Good grief Nick. The prisoners we have taken would not, in fact qualify under Geneva at all -- which is probably why you don't quote the defining language.

"Bybee, Yoo and Bradford had a legal obligation to research and advise in consideration of this area of the law. Instead they gave permission to torture."

Research and advice on the extent and limits of the law is precisely what they provided. Do you even know what documents are actually involved here? The idea that a lawyer in the OLC has the power to grant "permission" to anybody, let alone the President or the CIA, is legal fatuousness of the highest order. As Al Gore would say, what you yourself refer to as the JAG's "opinion" does not constitute controlling legal authority. There are, indeed, good reasons to set clear limits on what soldiers can and cannot do -- which has virtually nothing to do with the interrogations at issue, of course.

"If Posner thought the prosecutions lacked merit, he'd say so."

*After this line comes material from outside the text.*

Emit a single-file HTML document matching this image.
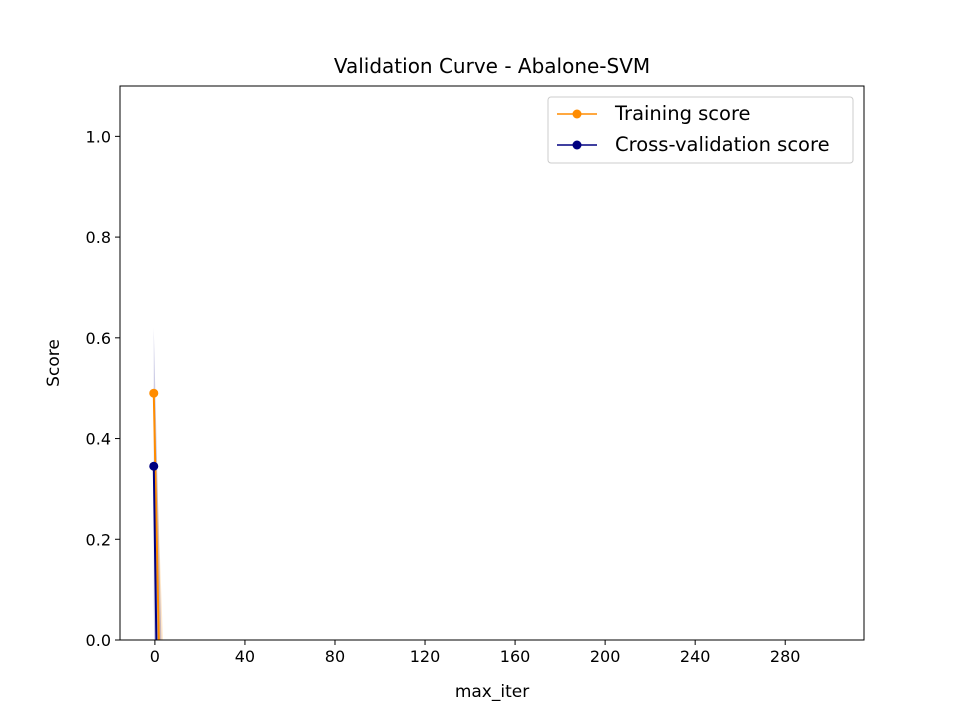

Who knows what "bit of writing" you came across, but I assume if Posner had said that prosecutions were warranted, you'd have passed that tidbit along -- which means, of course, that Posner wouldn't say one way or the other. I afraid sbw may be right. You would lose your ass in a courtroom. So would the folks maniacally pushing to prosecute the former administration -- which is why Democrats are suddenly looking for more elastic venues like hearings or truth commissions, where they won't be constrained by stuff like, you know, the rights of the accused in law.

clarice

Nick, has given one cite in support of his work, which cite proved non existent.
Then he said he remembered something by someone named Posner who he ASSUMED was the great Judge Posner and uses that to buttress his unsubstantiiated legal arguments which are so many flowery words and so little like you know actual LAW and it turns out this was a lefty Posner, not judge Posner, a lefty Posner who is an advocate for nogoodniks like KSM.

I propose that until Nick can come up with something more substantial to support his airy fairy claims we ignore him.

Two strikes already ,Nick. You are on thin ice.

Charlie (Colorado)

Nick, what's you're effectively arguing is that 4 JAG officers' opinions are binding and the Deputy AGs' are not.

How do you know that? Because you agree with what you report to have been reported as having been the opinion of the JAG officers.

You're also kind of missing the fact that the JAG officers may have been opining about people who were legitimate POWs, which )since they use no distinguishing marks and use the civilian population as a shield) the Al Q people weren't. And also that, for various good legal reasons, CIA isn't constrained in the same ways as are military personnel.